Humour and Silliness are nostalgias rather than books about humour in 2019. If a book about humour has to be written at all, it probably shouldn’t be by someone in their seventies, unless they’re very online. They’d have to know that the politics of identity are neither to be tip-toed around nor dismissed off-hand, and that if political correctness achieves anything, it’s to purge a lot of cheap, bullying, boring, dead weight from collective humour. They’d know about memes; that their distribution through appropriation is inherently socialist; that they did us all a service by smothering the ailing medium of political cartooning; that their utility ranges from commentary, in-jokes, detournement and community-building to vandalism, folk art, pedagogy, gossip, debate, flirting, advertising and misinformation; that they excel not just in insults but in a self-deprecatory, simultaneously narcissistic and empathic humour; and the extremes to which they mutate, fold in on and cannibalise themselves spawns weird, shoddy, thrilling and confounding types of funniness.
In an essay titled ‘Getting Inside “Inside Humor”’, film critic and consummate crank Manny Farber examined a trend among certain comedians in the late 1950s of using ‘passwords in upper Bop’ – tokenistic nods to Beat culture iconoclasm – to appeal to the back-patting of literate, artsy audiences, ‘without actually committing in action or idea’. Inside Humor, he claimed, usurped the ‘lonely, abrasive, lower-than-lowbrow, morose, not too energetic […] comedy of desolation’ foretold by the likes of Ernie Kovacs, Mad magazine and Tex Avery cartoons – a style alternately labeled ‘vulgar modernism’ by J. Hoberman and ‘the muck school’ by Donald Phelps. This type of comedy parodied the sheen afforded to Western pop culture by post-WWII prosperity and extreme affluence; posed the abjection and trashiness of urban living against suburban sterility; owed much of its fatigued character to the traumas of war on one hand and the looming threat of nuclear annihilation on the other; taught children how to think critically. It prefigured the lethargy and anti-comedy of Andy Kaufman, Mr Show, Tig Notaro, King of the Hill, Steven Wright, Neil Hamburger, Eric Andre, Mitch Hedberg, Ron Funches, Baskets, Julio Torres, and Atlanta – and that’s just in America.
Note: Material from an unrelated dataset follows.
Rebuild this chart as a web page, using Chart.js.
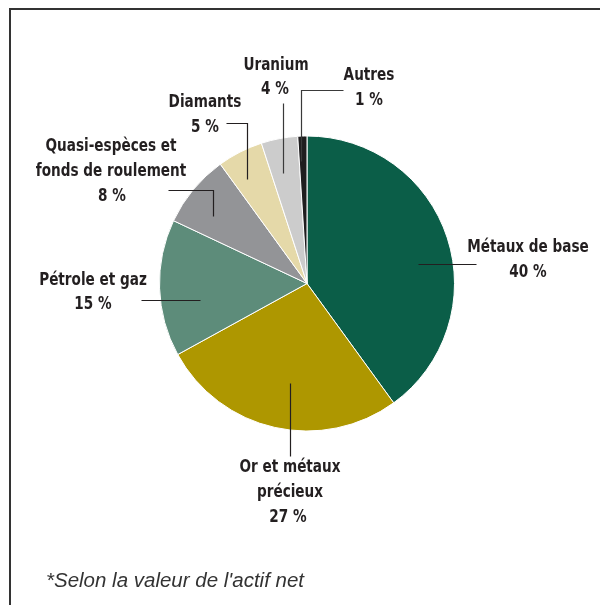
<!DOCTYPE html>
<html>
<head>
<meta charset="utf-8">
<script src="https://cdn.jsdelivr.net/npm/chart.js@4.4.0/dist/chart.umd.min.js"></script>
<style>
  html, body { margin: 0; padding: 0; background: #fff; }
  #wrap { position: relative; width: 600px; height: 605px; }
</style>
</head>
<body>
<div id="wrap"><canvas id="chart" width="600" height="605"></canvas></div>
<script>
const categories = ["Métaux de base", "Or et métaux précieux", "Pétrole et gaz",
  "Quasi-espèces et fonds de roulement", "Diamants", "Uranium", "Autres"]
const shares = [40, 27, 15, 8, 5, 4, 1]
const colors = ["#0b5e48", "#ae9700", "#5d8c7a", "#939497", "#e5d9a9", "#cccccc", "#1f1d1e"]
// label text lines, per slice
const labelLines = [
  ["Métaux de base"],
  ["Or et métaux", "précieux"],
  ["Pétrole et gaz"],
  ["Quasi-espèces et", "fonds de roulement"],
  ["Diamants"],
  ["Uranium"],
  ["Autres"]
]
const footnote = "*Selon la valeur de l'actif net"

// label placement relative to pie centre (x, y of first line centre, leader path)
const labelLayout = [
  { x: 221, y: -36, pct: { x: 221, y: -11 }, path: [[111, -20], [169, -20]] },
  { x: -17, y: 184, pct: { x: -19, y: 234 }, path: [[-17, 99], [-17, 172]] },
  { x: -214, y: -3, pct: { x: -214, y: 21 }, path: [[-166, 16], [-107, 16]] },
  { x: -196, y: -137, pct: { x: -195, y: -87 }, path: [[-139, -94], [-94, -94], [-94, -68]] },
  { x: -102, y: -181, pct: { x: -102, y: -156 }, path: [[-81, -161], [-60, -161], [-60, -105]] },
  { x: -31, y: -218, pct: { x: -32, y: -194 }, path: [[-24, -181], [-24, -111]] },
  { x: 62, y: -208, pct: { x: 62, y: -183 }, path: [[36, -194], [-6, -194], [-6, -123]] }
]

const FONT = "bold 18px 'Liberation Sans Narrow', 'DejaVu Sans Condensed', 'Roboto Condensed', sans-serif"
const SQUEEZE = 0.84

function narrowText(ctx, text, x, y) {
  ctx.save()
  ctx.translate(x, y)
  ctx.scale(SQUEEZE, 1)
  ctx.fillText(text, 0, 0)
  ctx.restore()
}

const annotate = {
  id: "annotate",
  afterDraw(chart) {
    const ctx = chart.ctx
    const arcs = chart.getDatasetMeta(0).data
    const cx = arcs[0].x, cy = arcs[0].y
    ctx.save()

    // frame
    ctx.strokeStyle = "#333"
    ctx.lineWidth = 2
    ctx.beginPath()
    ctx.moveTo(10, 605)
    ctx.lineTo(10, 9)
    ctx.lineTo(600, 9)
    ctx.stroke()

    // leaders
    ctx.lineWidth = 1.2
    labelLayout.forEach((l, i) => {
      ctx.strokeStyle = i === 5 || i === 6 ? "#3a3a3a" : "#231f20"
      ctx.beginPath()
      l.path.forEach((p, j) => {
        const px = Math.round(cx + p[0]) + 0.5, py = Math.round(cy + p[1]) + 0.5
        j === 0 ? ctx.moveTo(px, py) : ctx.lineTo(px, py)
      })
      ctx.stroke()
    })

    // labels
    ctx.fillStyle = "#231f20"
    ctx.font = FONT
    ctx.textAlign = "center"
    ctx.textBaseline = "middle"
    labelLayout.forEach((l, i) => {
      labelLines[i].forEach((t, j) => narrowText(ctx, t, cx + l.x, cy + l.y + j * 25))
      narrowText(ctx, shares[i] + " %", cx + l.pct.x, cy + l.pct.y)
    })

    // footnote
    ctx.fillStyle = "#333"
    ctx.font = "italic 20.5px 'Liberation Sans', Arial, sans-serif"
    ctx.textAlign = "left"
    ctx.fillText(footnote, 46, 581)
    ctx.restore()
  }
}

new Chart(document.getElementById("chart"), {
  type: "pie",
  data: {
    labels: categories,
    datasets: [{
      data: shares,
      backgroundColor: colors,
      borderColor: "#ffffff",
      borderWidth: 1
    }]
  },
  options: {
    responsive: false,
    animation: false,
    layout: { padding: { left: 159, right: 145, top: 135, bottom: 173 } },
    plugins: {
      legend: { display: false },
      tooltip: { enabled: false }
    }
  },
  plugins: [annotate]
})
</script>
</body>
</html>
One of the interesting things about meme humour is that it combines the vulgarity, loneliness and wallowing of the comedy of desolation / vulgar modernism / muck school with the obscurity and in-joking of Inside Humor. A book about humour in 2019 might ask what this reveals and portends as a reaction against certain catastrophe; whether the revolutionary rhetoric disseminated by Leftist meme-humour can effectively combat and have the same material consequences as right-wing trolling using the same medium, or whether it simply reinforces the echo-chamber; and so on. Above all, it would be unafraid of dealing with humour from a fatalistic standpoint – which, if humour theory teaches us anything, shouldn’t be a stretch. As Eagleton states: ‘Comedy and fatalism are thus in collusion. […] we can gaze upon the cosmos knowing ourselves to be bound up with its imperishable stuff, even if it has no more regard for us than a wave of the ocean. This sense of deep-seated ease, of being at home in the universe, is one of the most profoundly comic of experiences.’